Please note that this session was withdrawn and is no longer available in the respective programme. This withdrawal might have been the result of a merge with another session.
TS3.1 | Deformation and faults: from deep to shallow crust and from long term to seismic hazard
EDI
Deformation and faults: from deep to shallow crust and from long term to seismic hazard
Convener: Riccardo Lanari | Co-conveners: Silvia Crosetto, Fabio Corbi, Ylona van Dinther
Deformation zones and faulting processes develop in several geodynamic environments, involving deep and/or shallow crust. In active tectonics contexts, unravelling the faults’ long-term evolution has a crucial impact for seismic hazard assessment. Multiple parameters are expected to control fault evolution, such as the tectonic and geodynamic setting, erosion, the amount of sediments deposited on the hanging wall, fluids circulation, or lithology. While the effects of some of these parameters are well established, many others are still poorly constrained by actual data.

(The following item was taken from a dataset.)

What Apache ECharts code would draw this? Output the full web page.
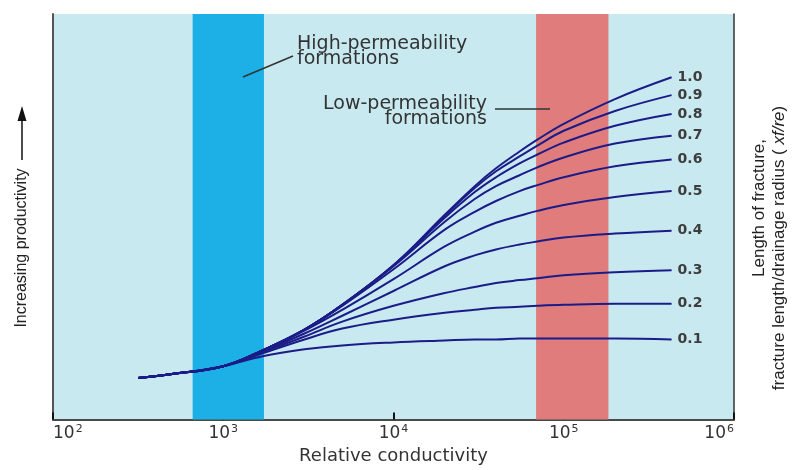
<!DOCTYPE html>
<html><head><meta charset="utf-8">
<script src="https://cdn.jsdelivr.net/npm/echarts@6/dist/echarts.min.js"></script>
<style>html,body{margin:0;padding:0;background:#fff}#c{width:796px;height:470px}</style>
</head><body><div id="c"></div>
<script>
// Relative conductivity sample points (x, log axis)
const conductivity = [316, 500, 1000, 1700, 3000, 5000, 10000, 20000, 30000, 40000, 55000, 70000, 100000, 200000, 430000];
// Productivity (arbitrary units) for each fracture length ratio xf/re
const ratio01 = [42, 46, 54, 64, 71, 75, 78, 80, 81, 81, 82, 82, 82, 82, 81];
const ratio02 = [42, 46, 54, 67, 81, 92, 101, 108, 111, 113, 114, 115, 116, 117, 117];
const ratio03 = [42, 46, 54, 68, 84, 99, 115, 128, 134, 138, 141, 143, 146, 149, 151];
const ratio04 = [42, 46, 54, 69, 87, 105, 130, 155, 166, 172, 177, 180, 184, 188, 191];
const ratio05 = [42, 46, 54, 70, 90, 111, 142, 175, 190, 199, 206, 211, 217, 225, 231];
const ratio06 = [42, 46, 54, 70, 91, 115, 152, 192, 210, 221, 231, 237, 245, 256, 263];
const ratio07 = [42, 46, 54, 70, 91, 116, 155, 200, 223, 236, 247, 255, 265, 279, 287];
const ratio08 = [42, 46, 54, 70, 91, 116, 156, 204, 230, 245, 259, 268, 280, 297, 309];
const ratio09 = [42, 46, 54, 70, 91, 116, 156, 206, 234, 251, 266, 277, 292, 312, 328];
const ratio10 = [42, 46, 54, 70, 91, 116, 156, 207, 236, 254, 271, 283, 299, 324, 346];
const curveLabels = ['0.1', '0.2', '0.3', '0.4', '0.5', '0.6', '0.7', '0.8', '0.9', '1.0'];
const curveValues = [ratio01, ratio02, ratio03, ratio04, ratio05, ratio06, ratio07, ratio08, ratio09, ratio10];
// Formation bands (relative conductivity ranges)
const highPermBand = [661, 1734];
const lowPermBand = [68800, 183000];
// X tick exponents
const tickExponents = [2, 3, 4, 5, 6];

const chart = echarts.init(document.getElementById('c'), null, {renderer: 'canvas'});

const lineSeries = curveValues.map((vals, k) => ({
  type: 'line',
  name: curveLabels[k],
  data: conductivity.map((x, i) => [x, vals[i]]),
  smooth: 0.4,
  showSymbol: false,
  silent: true,
  z: 3,
  lineStyle: {color: '#1c1c88', width: 2},
  endLabel: {
    show: true,
    formatter: curveLabels[k],
    distance: 6,
    color: '#3d3d3d',
    fontSize: 14,
    fontWeight: 'bold',
    fontFamily: 'DejaVu Sans'
  }
}));

const bandSeries = {
  type: 'line',
  data: [],
  z: 1,
  silent: true,
  markArea: {
    silent: true,
    data: [
      [{xAxis: highPermBand[0], itemStyle: {color: '#1cb0e6'}}, {xAxis: highPermBand[1]}],
      [{xAxis: lowPermBand[0], itemStyle: {color: '#e07c7c'}}, {xAxis: lowPermBand[1]}]
    ]
  }
};

chart.setOption({
  animation: false,
  backgroundColor: '#ffffff',
  grid: {left: 53, right: 62, top: 14, bottom: 46, show: true, backgroundColor: '#c8e9f0', borderWidth: 0},
  xAxis: {
    type: 'log', logBase: 10, min: 100, max: 1000000,
    axisLine: {lineStyle: {color: '#4a4a4a', width: 2}},
    axisTick: {inside: true, length: 7, lineStyle: {color: '#111', width: 2}},
    splitLine: {show: false},
    minorTick: {show: false},
    axisLabel: {
      margin: 4,
      alignMinLabel: 'left',
      alignMaxLabel: 'right',
      formatter: v => {
        const e = Math.round(Math.log10(v));
        return tickExponents.indexOf(e) >= 0 ? '{b|10}{s|' + e + '}' : '';
      },
      rich: {
        b: {fontSize: 17, fontFamily: 'DejaVu Sans', color: '#333', lineHeight: 20},
        s: {fontSize: 11, fontFamily: 'DejaVu Sans', color: '#333', lineHeight: 12, verticalAlign: 'top', padding: [0, 0, 0, 1]}
      }
    },
    name: 'Relative conductivity',
    nameLocation: 'middle',
    nameGap: 26,
    nameTextStyle: {fontSize: 18, color: '#333', fontFamily: 'DejaVu Sans'}
  },
  yAxis: [
    {type: 'value', min: 0, max: 410, axisLine: {show: true, lineStyle: {color: '#555', width: 2}},
     axisTick: {show: false}, axisLabel: {show: false}, splitLine: {show: false}},
    {type: 'value', position: 'right', min: 0, max: 410, axisLine: {show: true, lineStyle: {color: '#333', width: 1.5}},
     axisTick: {show: false}, axisLabel: {show: false}, splitLine: {show: false}}
  ],
  series: [bandSeries].concat(lineSeries),
  graphic: [
    {type: 'line', shape: {x1: 22, y1: 160, x2: 22, y2: 118}, style: {stroke: '#111', lineWidth: 1.5}, z: 10},
    {type: 'polygon', shape: {points: [[22, 106], [17.5, 121], [26.5, 121]]}, style: {fill: '#111'}, z: 10},
    {type: 'text', x: 22, y: 248, rotation: Math.PI / 2, z: 10,
     style: {text: 'Increasing productivity', fontSize: 16, fontFamily: 'Liberation Sans', fill: '#222', align: 'center', verticalAlign: 'middle'}},
    {type: 'text', x: 759, y: 208, rotation: Math.PI / 2, z: 10,
     style: {text: 'Length of fracture,', fontSize: 17, fontFamily: 'Liberation Sans', fill: '#222', align: 'center', verticalAlign: 'middle'}},
    {type: 'text', x: 779, y: 248, rotation: Math.PI / 2, z: 10,
     style: {text: 'fracture length/drainage radius ( {i|xf/re})', fontSize: 17, fontFamily: 'Liberation Sans', fill: '#222', align: 'center', verticalAlign: 'middle',
       rich: {i: {fontStyle: 'italic', fontSize: 17, fontFamily: 'Liberation Sans', fill: '#222'}}}},
    {type: 'text', x: 297, y: 52, z: 10,
     style: {text: 'High-permeability\nformations', fontSize: 19, lineHeight: 15, fontFamily: 'DejaVu Sans', fill: '#333', align: 'left', verticalAlign: 'middle'}},
    {type: 'text', x: 487, y: 112, z: 10,
     style: {text: 'Low-permeability\nformations', fontSize: 19, lineHeight: 15, fontFamily: 'DejaVu Sans', fill: '#333', align: 'right', verticalAlign: 'middle'}},
    {type: 'line', shape: {x1: 243, y1: 77, x2: 293, y2: 56}, style: {stroke: '#333', lineWidth: 1.5}, z: 10},
    {type: 'line', shape: {x1: 495, y1: 109, x2: 550, y2: 109}, style: {stroke: '#333', lineWidth: 1.5}, z: 10}
  ]
});
</script>
</body></html>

This session aims to better define the properties of faults and deformation zones, and to understand how their characteristics change over time. We invite contributions dealing with faulting and deformation processes (normal, reverse and strike-slip) worldwide, in different geodynamic contexts, from outcrops to mountain ranges, and from the long-term to single seismic events. Since a multidisciplinary approach is the key to deep understanding, studies involving diverse methods such as field-data analysis, paleoseismic trenching, stable isotopes, low temperature thermochronology, syn-kinematic U/Pb dating, cosmogenic exposure dating, petrographic analysis, or analogue/numerical modelling are welcome.